La consolidation d’aujourd’hui serait-elle nécessairement négative ? Une ingénierie du marché de style soviétique, influencée par la géopolitique, par les autorités gouvernementales et les opérateurs télécoms a sans aucun doute produit des inefficacités. Les opérateurs télécoms voulaient faire baisser les prix et diminuer leurs coûts en introduisant de nouveaux concurrents. Pourtant, les résultats financiers d’Ericsson et de Nokia ne montrent guère que les opérateurs télécoms se font arnaquer. La marge brute de l’activité réseaux mobiles d’Ericsson a chuté de 7,4 points de pourcentage entre 2021 et 2023, à 39,8 %, et se situe à son plus bas niveau depuis six ans. En revanche, la marge brute de Nvidia a augmenté de plus de 10 points de pourcentage en un an seulement, pour atteindre 77 %.
Pour les opérateurs européens désireux de pouvoir choisir leurs fournisseurs dans leur propre cour, un nouvel affaiblissement des fournisseurs les plus fiables pourrait se retourner contre eux. À eux deux, Ericsson et Nokia ont présenté des plans prévoyant jusqu'à 23 000 suppressions d'emplois depuis début 2023, soit environ 12 % du total combiné pour 2022. La restructuration de Nokia a déjà donné à chaque groupe d'activités plus d'autonomie et d'indépendance par rapport au reste de l'organisation. Certains spéculent que cela pourrait précéder une scission ou une vente d'actifs d'infrastructures mobiles à un investisseur américain, et la relocalisation ultérieure du groupe d'activités des réseaux mobiles en Amérique du Nord.
Mais cela déstabiliserait les clients qui ont déjà vu Nokia traverser plusieurs grandes convulsions ce siècle. La dernière s'est produite en 2016, lorsque Nokia a acheté Alcatel-Lucent pour 15,6 milliards d'euros (16,9 milliards de dollars, au taux de change actuel).

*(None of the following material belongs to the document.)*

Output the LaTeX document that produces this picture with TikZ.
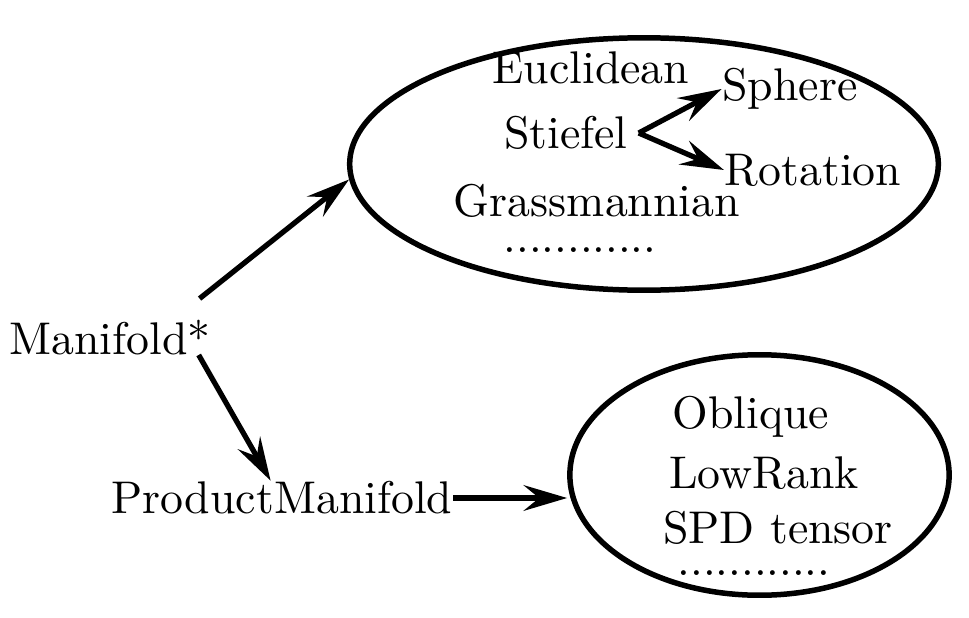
\documentclass[tikz,border=0pt]{standalone}
\usetikzlibrary{arrows.meta,shapes.geometric}
\begin{document}
\begin{tikzpicture}[x=0.2183pt,y=-0.2183pt,
  lbl/.style={inner sep=0pt},
  arr/.style={line width=1.15pt,-{Stealth[length=9.5pt,width=5.6pt,inset=3.4pt]}},
  oval/.style={draw,ellipse,line width=1.2pt,inner sep=0pt}]
\useasboundingbox (0,0) rectangle (969,618);
\node[oval,minimum width=128.5pt,minimum height=55.1pt] (big) at (644,164) {};
\node[oval,minimum width=82.8pt,minimum height=52.5pt] (small) at (759.5,475) {};
\node[lbl] (m) at (110,338) {Manifold*};
\node[lbl] (pm) at (282,498) {ProductManifold};
\node[lbl] (eu) at (591,68) {Euclidean};
\node[lbl] (st) at (566,133) {Stiefel};
\node[lbl] (sp) at (790,89) {Sphere};
\node[lbl] (ro) at (813,170) {Rotation};
\node[lbl] (gr) at (597,201) {Grassmannian};
\node[lbl] (d1) at (580,250) {............};
\node[lbl] (ob) at (751,417) {Oblique};
\node[lbl] (lr) at (764,473) {LowRank};
\node[lbl] (spd) at (778,528) {SPD tensor};
\node[lbl] (d2) at (754,573) {............};
\draw[arr] ([xshift=-2.6pt,yshift=4.6pt]m.north east) -- (big.183);
\draw[arr] ([xshift=-2.8pt,yshift=-3.7pt]m.east) -- ([xshift=34.9pt]pm.north west);
\draw[arr] (pm.east) -- (pm.east -| small.west);
\draw[arr] ([xshift=2.2pt]st.east) -- (sp.west);
\draw[arr] ([xshift=2.2pt]st.east) -- (ro.west);
\end{tikzpicture}
\end{document}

Aussi inimaginable que cela puisse paraître aujourd'hui, les opérateurs n'ont à l'époque émis aucune objection à la disparition d'un autre acteur, selon un document de l'Union européenne signé par Margrethe Vestager, la commissaire qui reste une bête noire pour de nombreux dirigeants des télécoms.

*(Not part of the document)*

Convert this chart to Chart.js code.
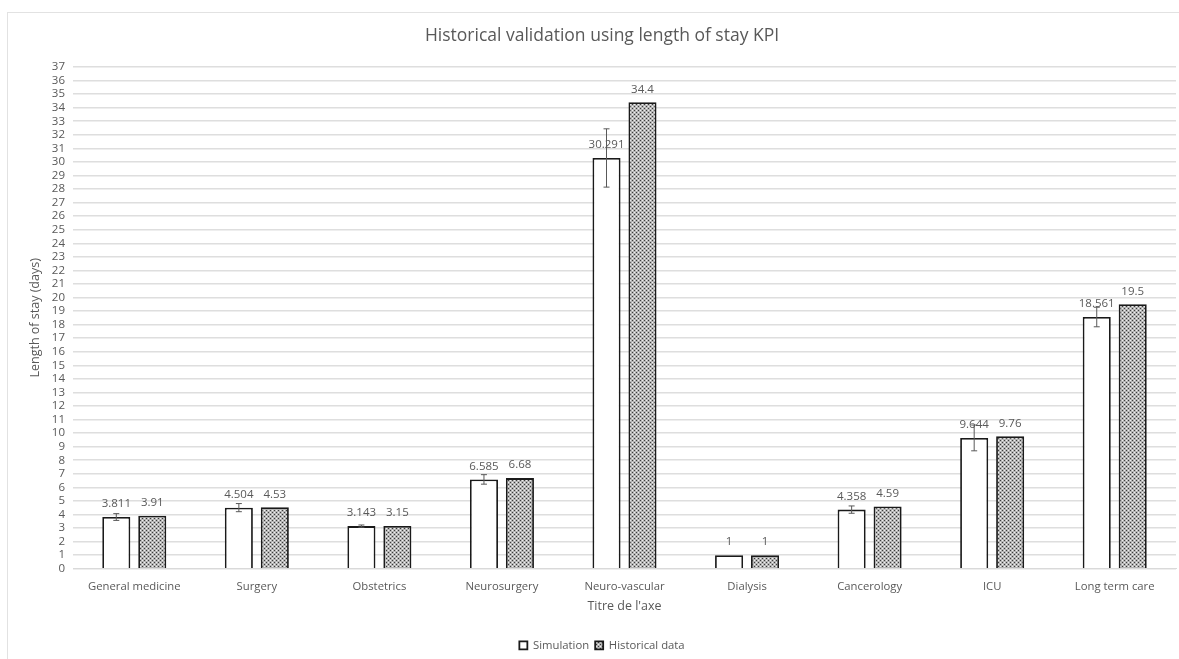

En fait, certains opérateurs de télécommunications étaient positivement enthousiastes à l'idée d'une plus grande consolidation des fournisseurs, a écrit Vestager. « Selon eux, la transaction renforcerait effectivement la proposition respective de Nokia et d’Alcatel aux clients et garantirait une concurrence viable à l’avenir sur le marché des équipements RAN », a-t-elle déclaré.

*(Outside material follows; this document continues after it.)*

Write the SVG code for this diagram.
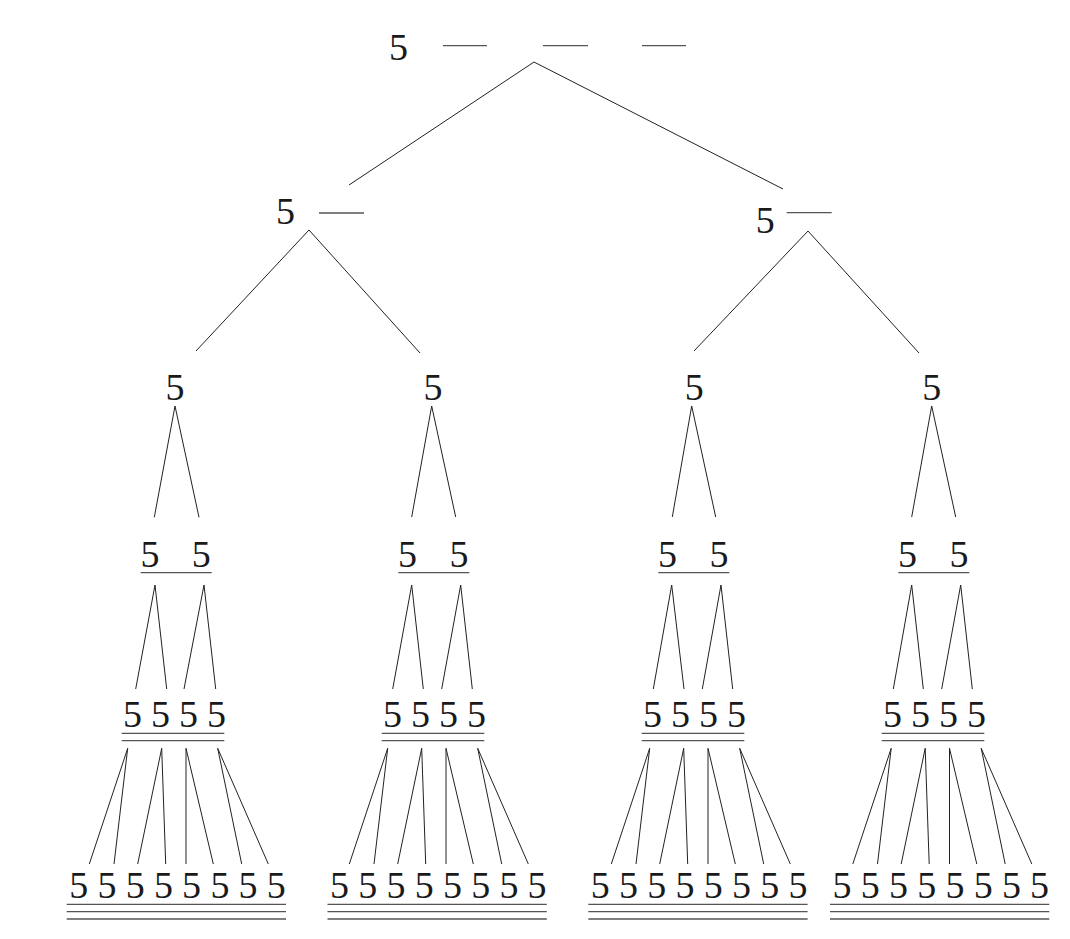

La logique semble être qu’une poignée d’acteurs musclés est préférable à un bus rempli de faibles. C’est la même logique que les opérateurs de télécommunications utilisent pour justifier des projets de fusion qui réduiraient le nombre de réseaux mobiles dans un pays de quatre à trois. Sur le plan économique, ces rapprochements sont très logiques. Mais vous n’entendrez probablement pas cela de la part de nombreux clients.